99.99% of Polymarket traders cannot replace salaries: analysis

A recent analysis of Polymarket trading records found 99.99% of accounts did not produce enough profit to replace a typical full-time salary.
An analysis of Polymarket activity between April 2024 and April 1, 2026 found that 0.015% of traders recorded at least $5,000 in realized profits each month for four consecutive months. The dataset and calculations were compiled by crypto analyst Andrey Sergeenkov.
Sergeenkov’s breakdown shows that nearly 1% of traders earned more than $5,000 in a single month, 0.1% repeated that performance the following month, and 0.015% maintained it for four months in a row.
The analysis also identified about 840 wallet addresses, roughly 0.033% of traders, with more than $100,000 in cumulative profits. Sergeenkov noted some of those wallets are likely operated by professional trading firms or hedge funds rather than individual retail users.

Polymarket is a prediction market where users buy and sell binary “yes” or “no” contracts priced between $0 and $1 to reflect the market probability of an event. Traders realize profits by selling contracts at higher prices or by holding contracts that settle at $1 when an outcome occurs. If you are wondering is Polymarket legit, check out our review of its credibility and standing.

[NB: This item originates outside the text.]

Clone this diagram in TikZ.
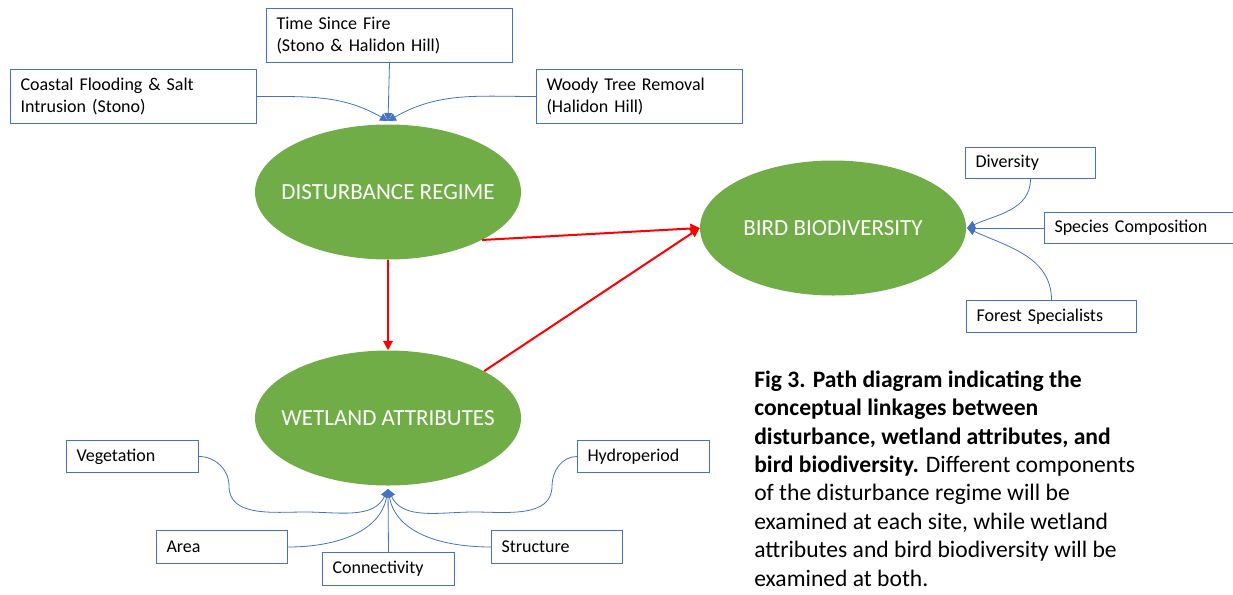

Sergeenkov’s methods counted only realized profits and losses. He reported that about 96% of Polymarket trading volume in the sample came from markets that had already resolved. The dataset covers activity from April 2024 through April 1, 2026.
On trader activity, the analyst reported that only 172 of 6,600 wallet addresses with average monthly profits above $5,000 remained active for more than a year, a share he presented as 2.6%. Sergeenkov wrote, “Less experienced users tend to trade less successfully.” He added, “Most traders show up, trade for a short period, and leave.”
The findings were published alongside public posts and profiles that promoted large gains, including one account reporting $100,000 in profit in a single month and another claiming easy six-figure opportunities on prediction markets. Sergeenkov’s dataset reports the counts of high-profit wallets and the low rates of sustained monthly returns. Occasional large, one-off windfalls can occur, but they are rare and unpredictable. The analysis did not find that such events were common enough to raise the share of accounts above the income-replacement threshold.
The report framed prediction markets primarily as venues for information aggregation and speculation. While some traders extracted profits from inefficiencies in specific markets, the distribution of capital and the platform’s transaction structure limited the number of accounts that reached income-replacement levels.